Why So Many Websites Read Like War and Peace and Why That’s Not an Accident

If you’ve ever landed on a website and thought, “Why is this so long?”—you’re not wrong.

Somewhere between the opening paragraph and the fifteenth subheading, many modern web pages begin to feel less like explanations and more like endurance tests. By the time you scroll past the third screen of text, you’re no longer learning—you’re skimming, hunting for the one sentence you actually needed.

Ironically, this isn’t because writers suddenly forgot how to be concise. It’s because clarity is no longer the primary thing being rewarded.

 

How This Site Started (And Why It Changed)

The first version of this website was intentionally minimal. There were only a few pages. Each page contained:

  • a short, focused paragraph
  • a relevant image
  • just enough context to orient the reader

 

If the page answered the question, the page was done.

That approach works extremely well for humans. It works far less well for search engines.

Over time, it became increasingly clear that pages below a certain word threshold—often somewhere around 800–900 words—were being labeled as “thin content,” even when they fully addressed the topic they were created for.

The issue wasn’t usefulness. It was volume. So, the Hunter Storm Official Site adapted.

 

From Minimalism to Magnum Opus

At that point, there were two options: pad pages with filler or expand them with real substance. Padding felt dishonest. So instead, the site leaned all the way in.

Pages became:

  • deeper
  • more comprehensive
  • accessible to both non-experts and technical readers
  • capable of standing alone without requiring five other tabs

 

In some cases, that depth was absolutely justified. Certain topics—security, infrastructure, systems design, emerging technology—cannot be responsibly explained in a paragraph.

In other cases, if the site were designed purely for humans, the approach would have been much simpler: say the thing, clearly, once—and move on.

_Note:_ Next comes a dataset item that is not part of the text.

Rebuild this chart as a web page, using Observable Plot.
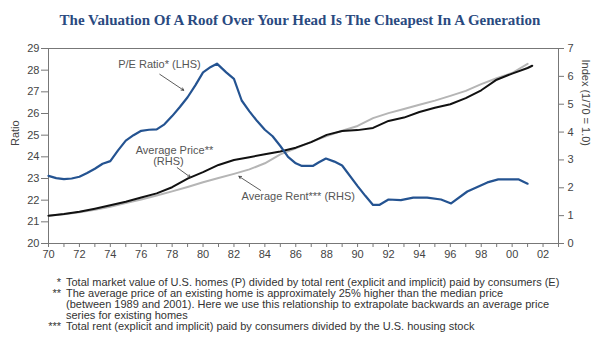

But that is not the environment websites operate in today.

 

The Attention Span Paradox

Here’s where things start to break down. By most modern estimates, the average human attention span is measured in seconds, not minutes. People skim. They scan. They read headings, not paragraphs. Many never scroll past the first screen.

And yet, websites are routinely penalized for being concise. We end up in a strange situation where:

  • people won’t read 900 words
  • but platforms insist those 900 words exist
  • website articles need to be written in “listicle” style

 

This creates a kind of digital ritual—less about value, more about compliance. Which raises an uncomfortable question: Are these requirements quality signals—or a ritual?

At times, it’s hard not to compare modern webpage “requirements” to a fraternity initiation ceremony:

  • Walk in a circle.
  • Turn around.
  • Put your hands on your head.
  • Say the words.
  • Drink the beer.

 

None of these steps are meaningful on their own. They’re meaningful because everyone agrees they count. Word count thresholds often feel the same way because:

  • They’re easy to measure.
  • They scale well.
  • They create the illusion of quality control.

 

But they are, at best, a proxy—and a blunt one. A concise page that answers a question perfectly may be less “valuable” by the metric than a longer page that says very little across many paragraphs. That disconnect is where a lot of modern web frustration lives.

 

Why This Site Looks the Way It Does

So yes—some pages here on the Hunter Storm Official Site are long. Not because verbosity was the goal, but because:

  • depth was required to avoid oversimplification
  • completeness mattered more than brevity
  • visibility required meeting the system where it is

 

Every effort is made to structure content so readers can:

  • skim headings
  • jump to relevant sections
  • extract what they need without reading every word

 

The length exists for the systems. The structure exists for humans. That’s the compromise.

 

When Clarity Actually Wins

Every so often, a platform does something refreshingly simple: it communicates a change clearly, in context, without theatrics.

Those moments stand out because they’re rare. They demonstrate that:

  • clarity scales
  • respect reduces confusion
  • one sentence can prevent months of speculation

 

If that philosophy were applied consistently across content evaluation, many websites—including this one—would look very different. They would be:

  • Shorter.
  • Sharper.
  • More humane.

 

The Real Question

So, what is the value of all this? If people won’t read long pages, why insist they exist?

The honest answer is that we’re in a transitional phase—one where:

  • human behavior has changed faster than evaluation systems
  • measurable proxies are standing in for judgment
  • and creators are adapting in imperfect ways

 

This site is a product of that reality, not a celebration of it. Whenever a topic can be explained succinctly without losing meaning, that remains the ideal. When it can’t, depth is chosen over distortion.

Until clarity is rewarded as reliably as word count, this remains a balancing act. But the goal is still the same as it was at the beginning:

  • Say something real.
  • Say it accurately.
  • Make it understandable—whether that takes one sentence or nine hundred words.